WHAT TO WORK ON | Reproduce the listing below exactly, beginning with its first line and ending with the line that holds "from matplotlib.ticker import MultipleLocator"; pictures are not part of the copy.

___

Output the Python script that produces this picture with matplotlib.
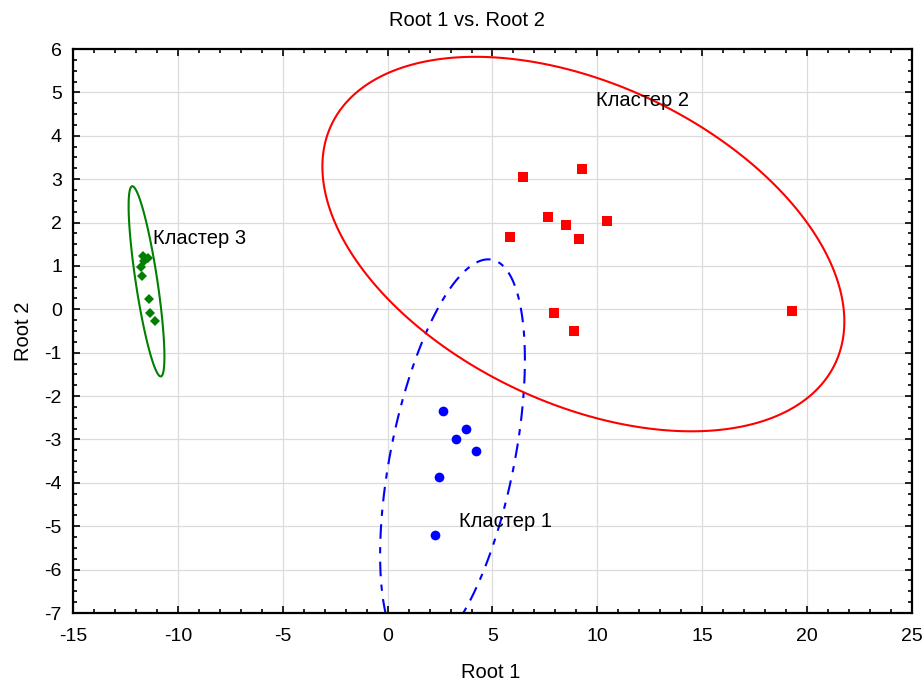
import numpy as np
import matplotlib
matplotlib.use("Agg")
import matplotlib.pyplot as plt
from matplotlib.patches import Polygon
from matplotlib.ticker import MultipleLocator

plt.rcParams['font.family'] = ['Liberation Sans', 'DejaVu Sans']
plt.rcParams['axes.unicode_minus'] = False

# канонические корни по кластерам
c1_root1 = [2.65, 3.72, 3.25, 4.21, 2.46, 2.27]
c1_root2 = [-2.35, -2.77, -3.00, -3.27, -3.87, -5.20]

c2_root1 = [6.47, 9.25, 7.63, 8.49, 10.47, 5.82, 9.14, 7.92, 8.87, 19.26]
c2_root2 = [3.04, 3.23, 2.13, 1.94, 2.04, 1.67, 1.62, -0.09, -0.50, -0.04]

c3_root1 = [-11.68, -11.41, -11.60, -11.77, -11.71, -11.38, -11.31, -11.10]
c3_root2 = [1.23, 1.18, 1.12, 0.97, 0.77, 0.23, -0.08, -0.26]

labels = ['Кластер 1', 'Кластер 2', 'Кластер 3']
label_pos = [(3.40, -4.88), (9.93, 4.82), (-11.19, 1.64)]


def prediction_ellipse(x, y, p=0.95, npts=400):
    # эллипс предсказания (95%) по выборочной ковариации
    x = np.asarray(x)
    y = np.asarray(y)
    n = len(x)
    m = n - 2
    f = (m / 2.0) * ((1 - p) ** (-2.0 / m) - 1)
    k = np.sqrt(2.0 * (n - 1) * (n + 1) / (n * m) * f)
    cov = np.cov(x, y)
    sx, sy = np.sqrt(cov[0, 0]), np.sqrt(cov[1, 1])
    rho = cov[0, 1] / (sx * sy)
    t = np.linspace(0, 2 * np.pi, npts, endpoint=False)
    ex = x.mean() + k * sx * np.cos(t)
    ey = y.mean() + k * sy * (rho * np.cos(t) + np.sqrt(1 - rho ** 2) * np.sin(t))
    return np.column_stack([ex, ey])


fig = plt.figure(figsize=(9.23, 6.82), dpi=100)
ax = fig.add_axes([73 / 923, 1 - 613 / 682, (912 - 73) / 923, (613 - 49) / 682])

ax.grid(True, color='#dcdcdc', linewidth=0.9, zorder=0)
ax.set_axisbelow(True)

ax.add_patch(Polygon(prediction_ellipse(c1_root1, c1_root2), closed=True, fill=False,
                     edgecolor='#0000ff', linewidth=1.5, linestyle=(0, (7, 4, 3, 4)), zorder=2))
ax.add_patch(Polygon(prediction_ellipse(c2_root1, c2_root2), closed=True, fill=False,
                     edgecolor='#ff0000', linewidth=1.5, zorder=2))
ax.add_patch(Polygon(prediction_ellipse(c3_root1, c3_root2), closed=True, fill=False,
                     edgecolor='#008000', linewidth=1.5, zorder=2))

ax.plot(c1_root1, c1_root2, 'o', color='#0000ff', markersize=7, markeredgewidth=0, zorder=3)
ax.plot(c2_root1, c2_root2, 's', color='#ff0000', markersize=7, markeredgewidth=0, zorder=3)
ax.plot(c3_root1, c3_root2, 'D', color='#008000', markersize=5, markeredgewidth=0, zorder=3)

for lab, (lx, ly) in zip(labels, label_pos):
    ax.text(lx, ly, lab, fontsize=14.5, ha='left', va='center', zorder=4)

ax.set_xlim(-15, 25)
ax.set_ylim(-7, 6)
ax.xaxis.set_major_locator(MultipleLocator(5))
ax.xaxis.set_minor_locator(MultipleLocator(1))
ax.yaxis.set_major_locator(MultipleLocator(1))
ax.yaxis.set_minor_locator(MultipleLocator(0.25))
ax.tick_params(which='both', direction='in', top=True, right=True, labelsize=14, width=1.2)
ax.tick_params(which='major', length=5)
ax.tick_params(which='minor', length=3)
ax.tick_params(axis='x', pad=11)
ax.tick_params(axis='y', pad=8)
for sp in ax.spines.values():
    sp.set_linewidth(1.6)

fig.text(467 / 923, 1 - 21 / 682, 'Root 1 vs. Root 2', fontsize=14.5, ha='center', va='center')
fig.text(491 / 923, 1 - 673 / 682, 'Root 1', fontsize=14.5, ha='center', va='center')
ax.set_ylabel('Root 2', fontsize=14.5, labelpad=8)

fig.savefig('out.png', dpi=100)
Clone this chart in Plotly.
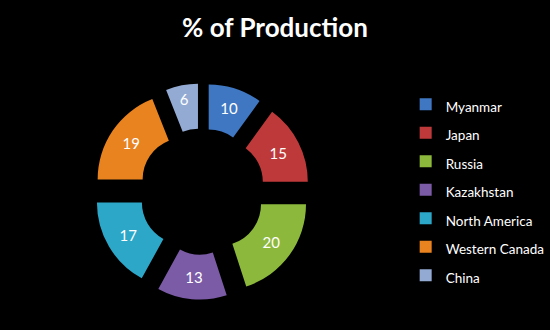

___

EXERCISE RESULT |
Output the Python script that produces this picture with matplotlib.
import numpy as np
import matplotlib
matplotlib.use("Agg")
import matplotlib.pyplot as plt
from matplotlib.patches import Polygon
from matplotlib.ticker import MultipleLocator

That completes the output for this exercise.